■ **Written task**: Copy out the whole listing exactly as written, leaving the pictures behind.

begin Data section

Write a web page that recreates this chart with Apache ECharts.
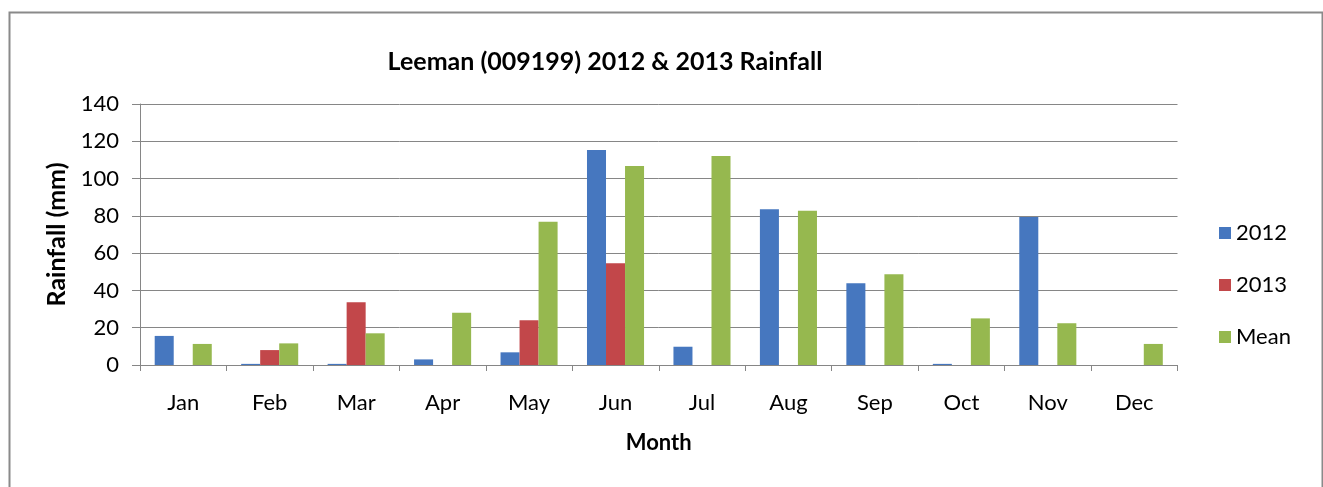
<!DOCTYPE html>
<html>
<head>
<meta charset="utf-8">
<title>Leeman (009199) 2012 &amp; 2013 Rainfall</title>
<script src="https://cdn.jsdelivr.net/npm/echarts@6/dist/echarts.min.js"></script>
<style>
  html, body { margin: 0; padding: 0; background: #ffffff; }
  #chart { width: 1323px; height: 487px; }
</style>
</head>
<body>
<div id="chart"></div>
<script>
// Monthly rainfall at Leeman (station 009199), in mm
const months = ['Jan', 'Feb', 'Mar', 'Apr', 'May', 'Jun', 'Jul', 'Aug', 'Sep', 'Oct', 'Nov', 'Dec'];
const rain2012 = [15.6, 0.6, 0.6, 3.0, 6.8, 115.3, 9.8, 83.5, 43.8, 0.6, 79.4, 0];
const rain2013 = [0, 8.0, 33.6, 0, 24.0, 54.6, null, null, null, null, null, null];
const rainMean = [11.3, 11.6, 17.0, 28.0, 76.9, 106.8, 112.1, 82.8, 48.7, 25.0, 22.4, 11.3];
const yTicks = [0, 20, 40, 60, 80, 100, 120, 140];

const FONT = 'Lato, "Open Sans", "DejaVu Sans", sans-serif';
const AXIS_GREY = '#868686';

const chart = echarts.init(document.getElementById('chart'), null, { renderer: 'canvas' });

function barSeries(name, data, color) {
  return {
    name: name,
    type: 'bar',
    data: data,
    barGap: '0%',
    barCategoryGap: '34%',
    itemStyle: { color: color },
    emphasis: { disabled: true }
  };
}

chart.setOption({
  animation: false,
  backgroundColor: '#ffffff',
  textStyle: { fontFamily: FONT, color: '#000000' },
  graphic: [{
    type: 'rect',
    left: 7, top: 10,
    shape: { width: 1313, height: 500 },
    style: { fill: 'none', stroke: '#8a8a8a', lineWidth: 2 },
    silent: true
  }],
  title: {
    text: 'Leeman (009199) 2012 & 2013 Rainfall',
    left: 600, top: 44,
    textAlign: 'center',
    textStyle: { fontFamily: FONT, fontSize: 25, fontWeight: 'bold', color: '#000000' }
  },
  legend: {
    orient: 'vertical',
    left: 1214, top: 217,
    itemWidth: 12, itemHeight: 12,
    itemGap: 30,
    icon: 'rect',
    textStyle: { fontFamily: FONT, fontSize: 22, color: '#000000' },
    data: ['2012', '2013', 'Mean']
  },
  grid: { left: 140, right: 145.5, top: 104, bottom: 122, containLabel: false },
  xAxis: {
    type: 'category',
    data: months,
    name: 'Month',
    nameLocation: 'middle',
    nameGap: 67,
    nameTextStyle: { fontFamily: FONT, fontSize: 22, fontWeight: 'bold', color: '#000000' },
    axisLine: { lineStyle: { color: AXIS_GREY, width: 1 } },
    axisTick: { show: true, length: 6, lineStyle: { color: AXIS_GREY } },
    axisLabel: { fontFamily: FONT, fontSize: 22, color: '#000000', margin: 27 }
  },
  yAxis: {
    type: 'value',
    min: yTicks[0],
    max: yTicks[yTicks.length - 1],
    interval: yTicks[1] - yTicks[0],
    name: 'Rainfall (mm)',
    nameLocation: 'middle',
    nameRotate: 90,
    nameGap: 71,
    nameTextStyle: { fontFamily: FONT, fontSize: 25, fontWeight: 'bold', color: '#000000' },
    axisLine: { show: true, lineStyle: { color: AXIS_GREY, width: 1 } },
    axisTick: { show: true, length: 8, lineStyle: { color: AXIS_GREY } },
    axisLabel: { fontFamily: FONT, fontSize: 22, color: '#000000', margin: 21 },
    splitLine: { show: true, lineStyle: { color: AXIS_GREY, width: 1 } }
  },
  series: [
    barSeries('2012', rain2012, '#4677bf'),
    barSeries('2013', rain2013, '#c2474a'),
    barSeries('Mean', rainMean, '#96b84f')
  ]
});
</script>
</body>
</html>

end Data section

■ **The result**:
Write a web page that recreates this chart with Apache ECharts.
<!DOCTYPE html>
<html>
<head>
<meta charset="utf-8">
<title>Leeman (009199) 2012 &amp; 2013 Rainfall</title>
<script src="https://cdn.jsdelivr.net/npm/echarts@6/dist/echarts.min.js"></script>
<style>
  html, body { margin: 0; padding: 0; background: #ffffff; }
  #chart { width: 1323px; height: 487px; }
</style>
</head>
<body>
<div id="chart"></div>
<script>
// Monthly rainfall at Leeman (station 009199), in mm
const months = ['Jan', 'Feb', 'Mar', 'Apr', 'May', 'Jun', 'Jul', 'Aug', 'Sep', 'Oct', 'Nov', 'Dec'];
const rain2012 = [15.6, 0.6, 0.6, 3.0, 6.8, 115.3, 9.8, 83.5, 43.8, 0.6, 79.4, 0];
const rain2013 = [0, 8.0, 33.6, 0, 24.0, 54.6, null, null, null, null, null, null];
const rainMean = [11.3, 11.6, 17.0, 28.0, 76.9, 106.8, 112.1, 82.8, 48.7, 25.0, 22.4, 11.3];
const yTicks = [0, 20, 40, 60, 80, 100, 120, 140];

const FONT = 'Lato, "Open Sans", "DejaVu Sans", sans-serif';
const AXIS_GREY = '#868686';

const chart = echarts.init(document.getElementById('chart'), null, { renderer: 'canvas' });

function barSeries(name, data, color) {
  return {
    name: name,
    type: 'bar',
    data: data,
    barGap: '0%',
    barCategoryGap: '34%',
    itemStyle: { color: color },
    emphasis: { disabled: true }
  };
}

chart.setOption({
  animation: false,
  backgroundColor: '#ffffff',
  textStyle: { fontFamily: FONT, color: '#000000' },
  graphic: [{
    type: 'rect',
    left: 7, top: 10,
    shape: { width: 1313, height: 500 },
    style: { fill: 'none', stroke: '#8a8a8a', lineWidth: 2 },
    silent: true
  }],
  title: {
    text: 'Leeman (009199) 2012 & 2013 Rainfall',
    left: 600, top: 44,
    textAlign: 'center',
    textStyle: { fontFamily: FONT, fontSize: 25, fontWeight: 'bold', color: '#000000' }
  },
  legend: {
    orient: 'vertical',
    left: 1214, top: 217,
    itemWidth: 12, itemHeight: 12,
    itemGap: 30,
    icon: 'rect',
    textStyle: { fontFamily: FONT, fontSize: 22, color: '#000000' },
    data: ['2012', '2013', 'Mean']
  },
  grid: { left: 140, right: 145.5, top: 104, bottom: 122, containLabel: false },
  xAxis: {
    type: 'category',
    data: months,
    name: 'Month',
    nameLocation: 'middle',
    nameGap: 67,
    nameTextStyle: { fontFamily: FONT, fontSize: 22, fontWeight: 'bold', color: '#000000' },
    axisLine: { lineStyle: { color: AXIS_GREY, width: 1 } },
    axisTick: { show: true, length: 6, lineStyle: { color: AXIS_GREY } },
    axisLabel: { fontFamily: FONT, fontSize: 22, color: '#000000', margin: 27 }
  },
  yAxis: {
    type: 'value',
    min: yTicks[0],
    max: yTicks[yTicks.length - 1],
    interval: yTicks[1] - yTicks[0],
    name: 'Rainfall (mm)',
    nameLocation: 'middle',
    nameRotate: 90,
    nameGap: 71,
    nameTextStyle: { fontFamily: FONT, fontSize: 25, fontWeight: 'bold', color: '#000000' },
    axisLine: { show: true, lineStyle: { color: AXIS_GREY, width: 1 } },
    axisTick: { show: true, length: 8, lineStyle: { color: AXIS_GREY } },
    axisLabel: { fontFamily: FONT, fontSize: 22, color: '#000000', margin: 21 },
    splitLine: { show: true, lineStyle: { color: AXIS_GREY, width: 1 } }
  },
  series: [
    barSeries('2012', rain2012, '#4677bf'),
    barSeries('2013', rain2013, '#c2474a'),
    barSeries('Mean', rainMean, '#96b84f')
  ]
});
</script>
</body>
</html>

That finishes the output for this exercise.